Here at the end of the Earth it's basically impossible to get old cameras repaired, so I've accumulated a few spares. Actually I did need one, once. As for the rest, I'm obliged to give them a run from time to time. I should sell them before I die because they'll go to waste if I don't.
I can't help reminding myself that most of the world's great photos that I admire the most were made with basic cameras that would hardly be prized today.
Quite true, though also quite true that those photographers almost universally owned more than one camera, and those cameras are only “basic”, in hindsight, to us. At the time, generally, the cameras they owned were top shelf, even if they seem primitive today.
Our problem is that, unlike the past, we have a 100 years worth of camera production and advancement stretched out before us, and, since the introduction of digital, mostly these are cheap as chips, relatively speaking, though that has changed recently. For someone like me who grew up not being able to afford any single one of what I own and enjoy now, it’s been like someone left the door to the candy store open, and nobody’s around to stop me.
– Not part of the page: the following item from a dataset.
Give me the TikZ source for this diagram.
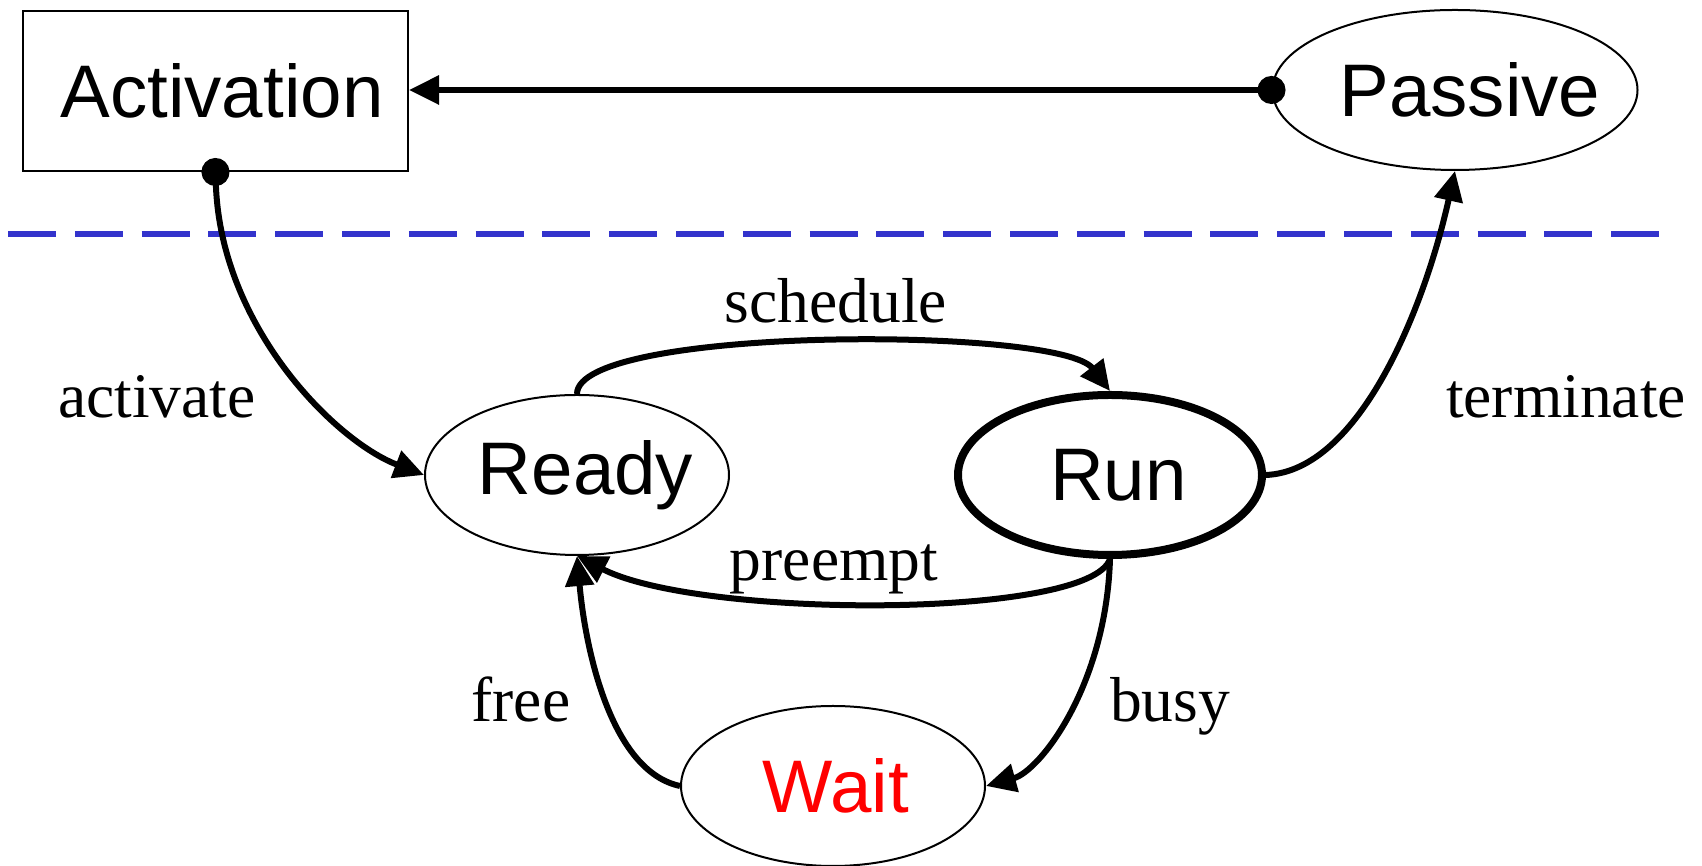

Also, for photographers in our distant past, the cameras which existed deep in their past were few in number, so, for them, there wasn’t much out there of historical interest for them to “collect”. For us, today, there’s the possibility of creating a museum, in whatever part of our homes our wives let us have, dedicated to the fascinating progression of technology over the last hundred years, how various engineering minds solved basic problems. It’s catnip to anyone with an inquisitive mind.
It’s all harmless, if perhaps a bit unwise on occasion, if it morphs from enjoyment to obsession.
People wandering around through the neighborhood, though, peeking into everyone else’s business and suggesting, that they “justify” their fun, that seems a bit churlish. Church ladies. (But you over there with 200 cameras, we need to talk
🙂)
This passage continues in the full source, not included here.